In the nearly 40 years since the internet was developed, the information technology (I.T.) sector has been predominantly full of men.
When it comes to creating new products, international statistics show just two per cent of all I.T. patents were filed by women-only developer teams, while 88 per cent were made by male-only teams.
In 2015, the National Centre for Women and Information Technology in America reported that women hold one-quarter of all I.T. jobs, a proportion that has even been declining since 1991.
Of those women, just 21 per cent call themselves computer programmers and 18 per cent are software developers.
“We run all-girl classes: not to exclude boys, but so that girls know that coding is something that girls do. There is a lack of women in technology but that’s not the message we give to them – we are not reinforcing that women don’t do things, we are trying to really change that language,” Ms. Moran said.
“If you have a whole heap of people that all think the same, you end up solving less problems. You have a lesser range of thinking to be able to solve those problems.
“It also makes for a healthier environment.”
In Samoa, girls and their mothers, aunts or grandmothers are invited along learn to code too and help build a thriving passion for the work at home, will get their first taste of Girl Geek Academy’s #MissMakesCode programme on Saturday.
Ms. Moran is working with Vaitele-Fou’s Tagiilima Neemia, who, fresh out of her Master's in Cyber Security, wants to help young Samoan women find the same love for tech that she does.
The session will be free and will include important elements of cyber safety and life online. It will aim to teach the skills needed to write basic code such as building and customising their own game or choreographing an animated character’s dance.
“The first place we start is around what even is coding?," Ms. Moran said.
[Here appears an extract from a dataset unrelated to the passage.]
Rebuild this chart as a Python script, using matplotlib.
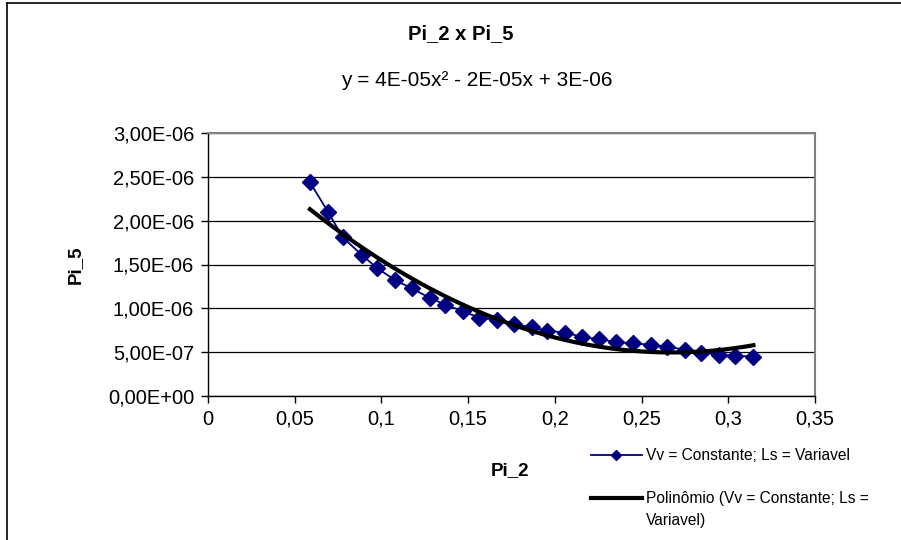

“Then we’ll think about what does it feel like to build the internet, what does it feel like emotionally?
“The experience we hope to convey is that building the internet is fun, and happy and it can be a really beautiful part of your life."
Importantly, Ms. Moran wants the workshop to connect the girls and their mothers to each other, make new friends and possibly future innovation partners.
Ms. Moran said when she met Ms. Neemia in Melbourne at the Australian Awards Women’s Leadership Initiative, they became like sisters.
“The similarities are very strong and actually it’s like having a second brain – so far we’ve just agreed on everything, that is how we’ve been able to do everything so quickly,” she said.
Girl Geek Academy was born on International Women’s Day in 2014 with a mind to run 'techy' events, training and networking in a way that better-suited women's needs. Their male colleagues at that time couldn’t understand why women weren’t attending their events, Ms. Moran said.
There was too much beer and pizza, she said. So, she and four co-founders created something a little different: with lighter food, more water and a lot more sunlight.
“It’s very different to the stereotypes about what we think about technology and coding, we think of a hacker image alone in the dark but for me it was always me and my friends having a chat about what we were building, and how to get better," she said.
She said I.T. and coding education needs to change all the time, almost at the pace of the technology being built by it. Repetitive teaching quickly becomes boring and can put young children, like the girls the Academy is trying to capture, off the idea of learning to code, Ms. Moran warns.
“It’s a risk we are seeing in Australia and it’s a risk I would like to leapfrog here [in Samoa] altogether, if possible. You don’t want coding to be uncool," she said.
“Our computers are cool – we do cool stuff, we take cool photos, we make cool videos: tech itself is cool, so building the tech needs to stay cool too.”